Tuesday 6 November 2012

Pray for the Poor Liberal Elitists if Romney/Ryan Win

Tragedy can befall people in strange ways and when they least expect it.  Imagine the poor mortician when he finds out that there is no need to embalm Nancy Pelosi, when the time comes?
    The Comadre of El Gringo Viejo (she is, like my wife, the grandmother of our granddaughters) could not resist this hilarious pass-along.   We have sufficiently recovered from rib- cracking belly-laughing to pass it forward to the Realm of the OROGs.
 
 

 
Let's hope a flight to Canada is NOT NECESSARY!
From the MANITOBA HERALD, Canada (a very underground paper):
The flood of American liberals sneaking across the border into Canada has intensified in the past week, sparking calls for increased patrols to stop the illegal immigration. The possibility of a Romney/Ryan election is prompting the exodus among left-leaning citizens who fear they'll soon be required to hunt, pray, and agree with Bill O'Reilly. Canadian border farmers say it's not uncommon to see dozens of sociology professors, animal rights activists and Unitarians crossing their fields at night.
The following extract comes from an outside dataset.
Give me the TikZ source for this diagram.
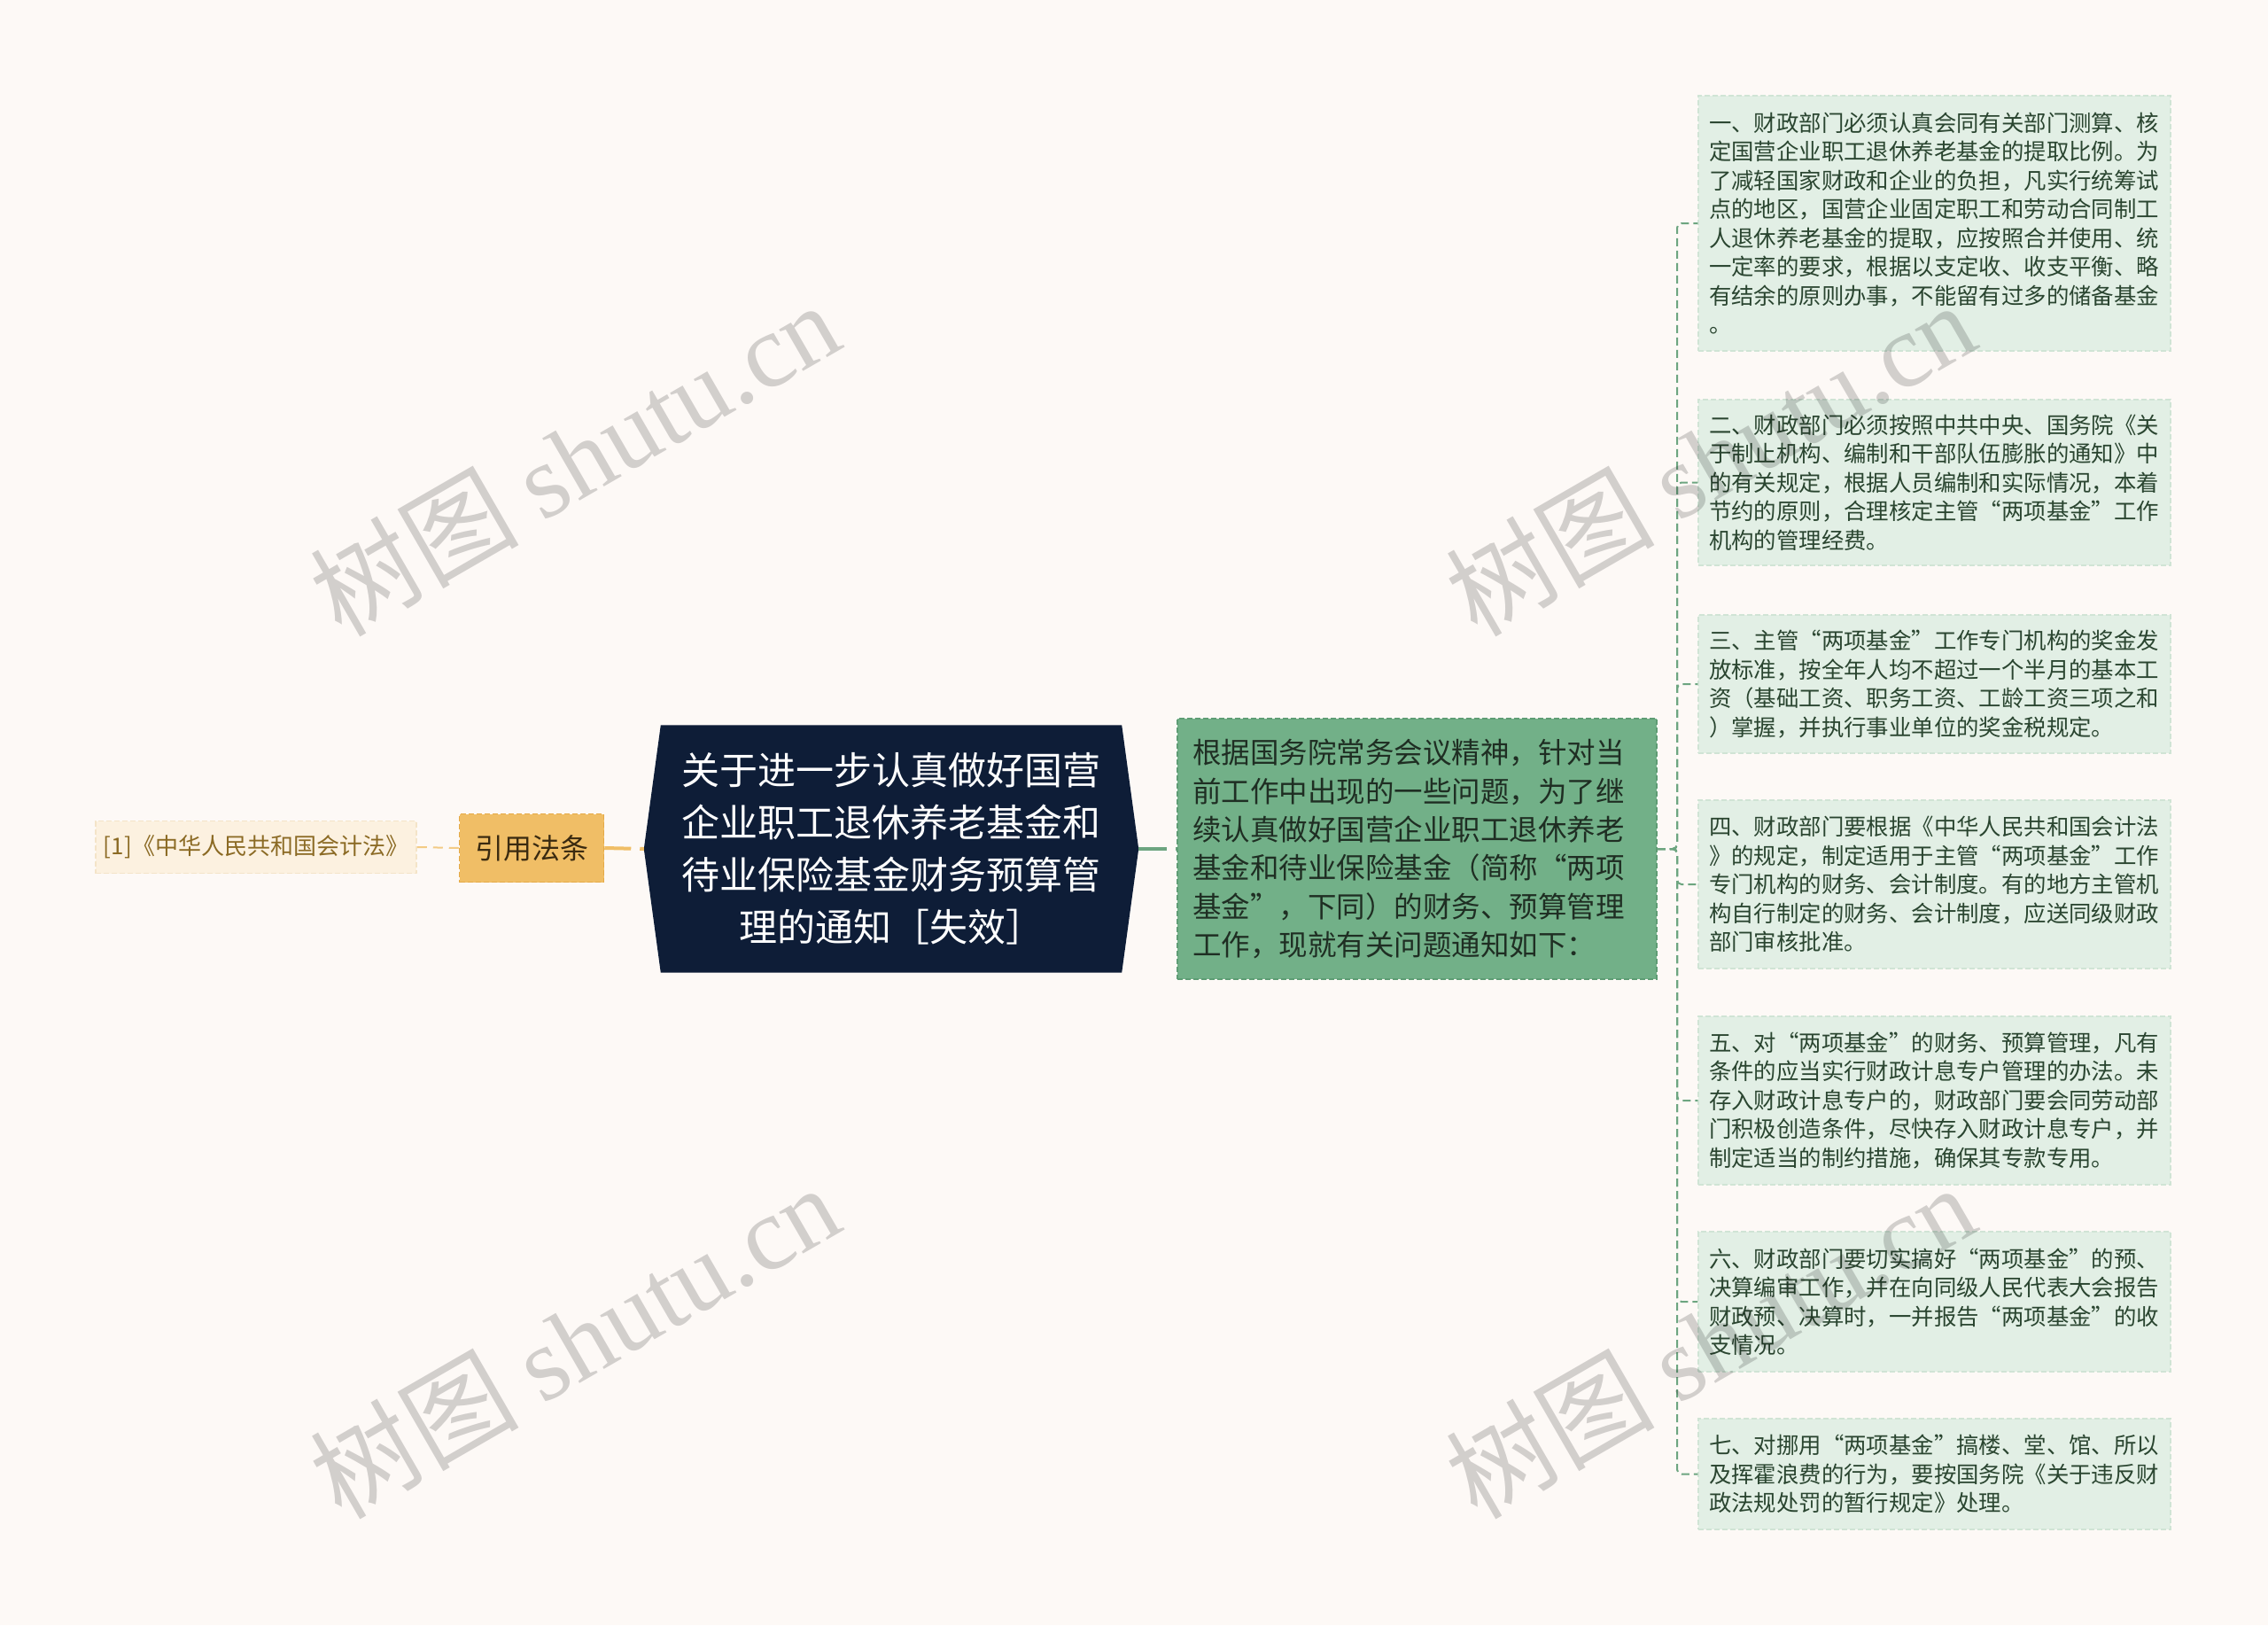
\documentclass[tikz,border=0pt]{standalone}
\usepackage{fontspec}
\setmainfont{Noto Sans CJK SC}
\newfontfamily\wmserif{Liberation Serif}
\usepackage{tikz}
\usetikzlibrary{calc,backgrounds}

\definecolor{bgc}{HTML}{FDF9F6}
\definecolor{navy}{HTML}{0E1D37}
\definecolor{citefill}{HTML}{FCF1E0}
\definecolor{citeedge}{HTML}{F4E4C8}
\definecolor{citetext}{HTML}{8B6A24}
\definecolor{lawfill}{HTML}{F0BE66}
\definecolor{lawedge}{HTML}{E5AA48}
\definecolor{lawtext}{HTML}{3A2A10}
\definecolor{sumfill}{HTML}{72B088}
\definecolor{sumedge}{HTML}{5E9C74}
\definecolor{sumtext}{HTML}{1F2E23}
\definecolor{leaffill}{HTML}{E2EFE5}
\definecolor{leafedge}{HTML}{D0E4D5}
\definecolor{leaftext}{HTML}{2A4530}
\definecolor{twigcol}{HTML}{6DA580}

\begin{document}
\begin{tikzpicture}[x=1bp,y=-1bp,
  citebox/.style={draw=citeedge,dash pattern=on 6bp off 3bp,line width=1.5bp,fill=citefill,text=citetext,minimum width=362bp,minimum height=59bp,inner sep=0pt,font=\fontsize{26bp}{30bp}\selectfont},
  lawbox/.style={draw=lawedge,dash pattern=on 6bp off 3bp,line width=1.5bp,fill=lawfill,text=lawtext,minimum width=163bp,minimum height=77bp,inner sep=0pt,font=\fontsize{32bp}{38bp}\selectfont},
  rootbox/.style={text=white,align=center,minimum width=520bp,minimum height=279bp,inner sep=0pt,font=\fontsize{43bp}{59bp}\selectfont},
  sumbox/.style={draw=sumedge,dash pattern=on 6bp off 3bp,line width=1.5bp,fill=sumfill,text=sumtext,align=left,text width=507bp,inner xsep=17bp,inner ysep=0pt,minimum height=294bp,font=\fontsize{32.5bp}{43.3bp}\selectfont},
  leaf/.style={draw=leafedge,dash pattern=on 6bp off 3bp,line width=1.5bp,fill=leaffill,text=leaftext,align=left,text width=509bp,inner xsep=12bp,inner ysep=0pt,font=\fontsize{25.4bp}{32.5bp}\selectfont},
  twig/.style={draw=twigcol,line width=2bp,dash pattern=on 9bp off 5bp,rounded corners=5bp},
  wm/.style={text=black,text opacity=0.17,rotate=30,inner sep=0pt,font=\fontsize{118bp}{118bp}\selectfont}]

\begin{scope}[on background layer]
\fill[bgc] (0,0) rectangle (2560,1834);
\end{scope}
\useasboundingbox (0,0) rectangle (2560,1834);

\node[citebox] (C1) at (289,956) {[1]《中华人民共和国会计法》};
\node[lawbox] (C2) at (600,957) {引用法条};
\node[rootbox] (M) at (1006,958) {关于进一步认真做好国营\\企业职工退休养老基金和\\待业保险基金财务预算管\\理的通知［失效］};
\coordinate (Mw) at ($(M.west)+(-19,0)$);
\coordinate (Me) at ($(M.east)+(19,0)$);
\begin{scope}[on background layer]
\fill[navy] (M.north west) -- (M.north east) -- (Me) -- (M.south east) -- (M.south west) -- (Mw) -- cycle;
\end{scope}

\node[sumbox] (S) at (1599.5,958) {根据国务院常务会议精神，针对当\\前工作中出现的一些问题，为了继\\续认真做好国营企业职工退休养老\\基金和待业保险基金（简称“两项\\基金”，下同）的财务、预算管理\\工作，现就有关问题通知如下：};

\node[leaf,minimum height=288bp] (P1) at (2183.5,252) {一、财政部门必须认真会同有关部门测算、核\\定国营企业职工退休养老基金的提取比例。为\\了减轻国家财政和企业的负担，凡实行统筹试\\点的地区，国营企业固定职工和劳动合同制工\\人退休养老基金的提取，应按照合并使用、统\\一定率的要求，根据以支定收、收支平衡、略\\有结余的原则办事，不能留有过多的储备基金\\。};
\node[leaf,minimum height=187bp] (P2) at (2183.5,544.5) {二、财政部门必须按照中共中央、国务院《关\\于制止机构、编制和干部队伍膨胀的通知》中\\的有关规定，根据人员编制和实际情况，本着\\节约的原则，合理核定主管“两项基金”工作\\机构的管理经费。};
\node[leaf,minimum height=156bp] (P3) at (2183.5,772) {三、主管“两项基金”工作专门机构的奖金发\\放标准，按全年人均不超过一个半月的基本工\\资（基础工资、职务工资、工龄工资三项之和\\）掌握，并执行事业单位的奖金税规定。};
\node[leaf,minimum height=190bp] (P4) at (2183.5,998) {四、财政部门要根据《中华人民共和国会计法\\》的规定，制定适用于主管“两项基金”工作\\专门机构的财务、会计制度。有的地方主管机\\构自行制定的财务、会计制度，应送同级财政\\部门审核批准。};
\node[leaf,minimum height=190bp] (P5) at (2183.5,1242) {五、对“两项基金”的财务、预算管理，凡有\\条件的应当实行财政计息专户管理的办法。未\\存入财政计息专户的，财政部门要会同劳动部\\门积极创造条件，尽快存入财政计息专户，并\\制定适当的制约措施，确保其专款专用。};
\node[leaf,minimum height=158bp] (P6) at (2183.5,1469) {六、财政部门要切实搞好“两项基金”的预、\\决算编审工作，并在向同级人民代表大会报告\\财政预、决算时，一并报告“两项基金”的收\\支情况。};
\node[leaf,minimum height=125bp] (P7) at (2183.5,1663.5) {七、对挪用“两项基金”搞楼、堂、馆、所以\\及挥霍浪费的行为，要按国务院《关于违反财\\政法规处罚的暂行规定》处理。};

\draw[draw=lawfill!80!white,line width=2bp,dash pattern=on 11bp off 7bp] (C2.west) -- (C1.east);
\draw[draw=lawfill,line width=4bp,dash pattern=on 30bp off 10bp] (C2.east) -- (Mw);
\draw[draw=twigcol,line width=4bp,dash pattern=on 32bp off 10bp] (Me) -- (S.west);

\coordinate (T) at (1893,958);
\foreach \i in {1,...,7}
  \draw[twig] (S.east) -- (T) |- (P\i.west);

\node[wm] (W1) at (648,517) {树图 {\wmserif shutu.cn}};
\node[wm] (W2) at (1930,517) {树图 {\wmserif shutu.cn}};
\node[wm] (W3) at (648,1513) {树图 {\wmserif shutu.cn}};
\node[wm] (W4) at (1930,1513) {树图 {\wmserif shutu.cn}};
\end{tikzpicture}
\end{document}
"I went out to milk the cows the other day, and there was a Hollywood producer huddled in the barn," said Manitoba farmer Red Greenfield, whose acreage borders North Dakota . The producer was cold, exhausted and hungry. "He asked me if I could spare a latte and some free range chicken. When I said I didn't have any, he left. Didn't even get a chance to show him my screenplay, eh?"
In an effort to stop the illegal aliens, Greenfield erected higher fences, but the liberals scaled them. So he tried installing speakers that blare Rush Limbaugh across the fields. "Not real effective," he said. "The liberals still got through, and Rush annoyed the cows so much they wouldn't give milk."
Flag of Canada.svg 
Officials are particularly concerned about smugglers who meet liberals near the Canadian border, pack them into Volvo station wagons, drive them across the border and leave them to fend for themselves. "A lot of these people are not prepared for rugged conditions," an Ontario border patrolman said. "I found one carload without a drop of drinking water. "They did have a nice little Napa Valley Cabernet, though."
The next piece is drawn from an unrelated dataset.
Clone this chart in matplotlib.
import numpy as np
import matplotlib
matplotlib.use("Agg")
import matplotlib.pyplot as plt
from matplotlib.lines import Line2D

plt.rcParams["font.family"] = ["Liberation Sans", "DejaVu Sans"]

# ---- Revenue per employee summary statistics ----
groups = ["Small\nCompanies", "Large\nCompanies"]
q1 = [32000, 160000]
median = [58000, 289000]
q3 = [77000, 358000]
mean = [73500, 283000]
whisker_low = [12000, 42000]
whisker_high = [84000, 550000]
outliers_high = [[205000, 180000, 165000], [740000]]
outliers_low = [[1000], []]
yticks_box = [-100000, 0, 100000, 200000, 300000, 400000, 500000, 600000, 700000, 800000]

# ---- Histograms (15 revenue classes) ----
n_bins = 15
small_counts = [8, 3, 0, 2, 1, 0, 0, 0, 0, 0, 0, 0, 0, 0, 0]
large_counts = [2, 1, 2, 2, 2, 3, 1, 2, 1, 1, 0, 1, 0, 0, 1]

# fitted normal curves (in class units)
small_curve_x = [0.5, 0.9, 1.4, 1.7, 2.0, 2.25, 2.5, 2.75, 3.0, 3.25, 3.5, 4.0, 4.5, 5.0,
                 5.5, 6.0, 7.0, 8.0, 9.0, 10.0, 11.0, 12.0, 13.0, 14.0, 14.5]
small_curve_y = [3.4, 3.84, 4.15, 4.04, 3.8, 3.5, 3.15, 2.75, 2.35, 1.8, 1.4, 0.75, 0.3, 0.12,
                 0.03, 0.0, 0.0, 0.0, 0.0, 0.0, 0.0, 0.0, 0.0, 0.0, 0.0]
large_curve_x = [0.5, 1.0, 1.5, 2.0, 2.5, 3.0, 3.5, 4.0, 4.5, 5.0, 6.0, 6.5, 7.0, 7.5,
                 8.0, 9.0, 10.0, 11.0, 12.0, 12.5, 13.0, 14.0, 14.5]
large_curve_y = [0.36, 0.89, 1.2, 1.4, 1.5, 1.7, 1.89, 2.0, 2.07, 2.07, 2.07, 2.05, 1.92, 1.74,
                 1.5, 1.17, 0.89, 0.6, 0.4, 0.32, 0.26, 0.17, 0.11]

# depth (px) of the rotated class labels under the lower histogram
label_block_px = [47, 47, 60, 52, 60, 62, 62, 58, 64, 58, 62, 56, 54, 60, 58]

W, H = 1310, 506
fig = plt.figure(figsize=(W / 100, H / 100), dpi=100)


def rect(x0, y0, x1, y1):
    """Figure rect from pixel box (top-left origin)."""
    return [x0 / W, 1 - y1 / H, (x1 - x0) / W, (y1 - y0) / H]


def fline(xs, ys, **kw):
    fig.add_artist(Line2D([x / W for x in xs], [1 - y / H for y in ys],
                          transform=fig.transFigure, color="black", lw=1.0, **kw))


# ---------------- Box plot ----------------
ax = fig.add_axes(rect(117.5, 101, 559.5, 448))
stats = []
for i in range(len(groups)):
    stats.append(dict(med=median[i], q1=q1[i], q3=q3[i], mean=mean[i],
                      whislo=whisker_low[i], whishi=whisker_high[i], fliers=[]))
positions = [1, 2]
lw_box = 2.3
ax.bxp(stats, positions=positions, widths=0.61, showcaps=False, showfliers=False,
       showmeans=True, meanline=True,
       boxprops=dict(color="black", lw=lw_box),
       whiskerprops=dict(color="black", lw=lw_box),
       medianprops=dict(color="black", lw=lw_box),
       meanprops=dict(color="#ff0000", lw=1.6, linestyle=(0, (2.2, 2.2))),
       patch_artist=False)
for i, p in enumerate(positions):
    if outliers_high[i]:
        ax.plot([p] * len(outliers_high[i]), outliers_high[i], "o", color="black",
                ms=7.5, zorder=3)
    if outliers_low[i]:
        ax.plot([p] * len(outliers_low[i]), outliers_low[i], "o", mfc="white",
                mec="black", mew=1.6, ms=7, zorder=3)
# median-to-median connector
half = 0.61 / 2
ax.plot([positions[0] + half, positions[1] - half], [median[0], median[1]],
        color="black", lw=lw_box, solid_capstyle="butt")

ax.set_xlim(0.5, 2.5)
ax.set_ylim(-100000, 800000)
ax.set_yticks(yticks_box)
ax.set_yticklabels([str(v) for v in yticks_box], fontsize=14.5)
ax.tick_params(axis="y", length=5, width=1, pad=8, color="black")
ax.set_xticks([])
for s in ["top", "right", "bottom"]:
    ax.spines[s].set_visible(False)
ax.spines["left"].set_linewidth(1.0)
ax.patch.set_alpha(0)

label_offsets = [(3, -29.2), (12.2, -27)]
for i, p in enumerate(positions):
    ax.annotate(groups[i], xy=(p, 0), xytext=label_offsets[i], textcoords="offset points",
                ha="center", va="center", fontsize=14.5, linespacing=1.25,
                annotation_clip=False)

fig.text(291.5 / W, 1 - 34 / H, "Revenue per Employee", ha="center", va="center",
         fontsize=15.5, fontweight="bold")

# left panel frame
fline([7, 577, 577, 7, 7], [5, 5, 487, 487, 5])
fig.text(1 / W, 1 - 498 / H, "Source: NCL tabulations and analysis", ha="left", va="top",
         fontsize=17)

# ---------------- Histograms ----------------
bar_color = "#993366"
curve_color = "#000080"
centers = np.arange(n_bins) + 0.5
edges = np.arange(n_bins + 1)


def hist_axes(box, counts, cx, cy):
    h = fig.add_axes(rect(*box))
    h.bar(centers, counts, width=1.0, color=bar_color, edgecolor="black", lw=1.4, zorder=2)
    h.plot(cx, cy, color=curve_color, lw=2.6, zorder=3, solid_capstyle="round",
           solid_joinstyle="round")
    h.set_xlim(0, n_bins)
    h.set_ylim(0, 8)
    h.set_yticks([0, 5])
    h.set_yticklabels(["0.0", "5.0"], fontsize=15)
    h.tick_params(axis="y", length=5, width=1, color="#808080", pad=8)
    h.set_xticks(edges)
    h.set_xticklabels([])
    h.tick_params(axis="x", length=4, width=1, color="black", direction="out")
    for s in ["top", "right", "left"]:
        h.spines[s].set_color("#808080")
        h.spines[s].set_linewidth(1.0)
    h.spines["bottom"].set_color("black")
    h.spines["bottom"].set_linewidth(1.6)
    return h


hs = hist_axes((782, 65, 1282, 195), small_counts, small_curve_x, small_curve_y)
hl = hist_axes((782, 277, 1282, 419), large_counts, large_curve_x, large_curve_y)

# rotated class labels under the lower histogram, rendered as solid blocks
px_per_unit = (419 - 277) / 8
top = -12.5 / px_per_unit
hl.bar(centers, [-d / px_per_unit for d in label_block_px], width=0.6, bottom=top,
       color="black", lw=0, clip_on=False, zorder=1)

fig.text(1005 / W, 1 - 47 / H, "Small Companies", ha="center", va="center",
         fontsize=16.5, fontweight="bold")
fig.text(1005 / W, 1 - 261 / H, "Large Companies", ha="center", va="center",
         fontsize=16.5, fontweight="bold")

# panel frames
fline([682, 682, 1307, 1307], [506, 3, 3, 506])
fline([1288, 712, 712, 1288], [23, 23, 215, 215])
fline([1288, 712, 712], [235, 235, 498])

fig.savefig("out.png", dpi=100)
When liberals are caught, they're sent back across the border, often wailing loudly that they fear retribution from conservatives. Rumors have been circulating about the Romney administration establishing re-education camps in which liberals will be forced to shoot wolves from airplanes, deny evolution, and act out drills preparing them for the Rapture.
In recent days, liberals have turned to sometimes ingenious ways of crossing the border. Some have taken to posing as senior citizens on bus trips to buy cheap Canadian prescription drugs. After catching a half-dozen young vegans disguised in powdered wigs, Canadian immigration authorities began stopping buses and quizzing the supposed senior citizen passengers on Perry Como and Rosemary Clooney hits to prove they were alive in the '50s. "If they can't identify the accordion player on The Lawrence Welk Show, we get suspicious about their age," an official said.
Canadian citizens have complained that the illegal immigrants are creating an organic-broccoli shortage and renting all the good Susan Sarandon movies. "I feel sorry for American liberals, but the Canadian economy just can't support them," an Ottawa resident said. "How many art history and English majors does one country need?"
 
 
Would we wish those people on any of our neighbours?   On any of our friends?  On any of our enemies, actually.   Can you imagine some poor Taliban guy waking up and finding Harry Reid in his hovel or cave?   Or poor Hugo Chavez being served his palace breakfast by that strange looking new table attendant, David Axelrod or Janet Napolitano as the upstairs maid?   It might be a brave new world quite soon.
 
We'll sign off for a bit.   FYI, our Susan Sarandon MacAfee filter seems to have worked. No damage to the hard drive.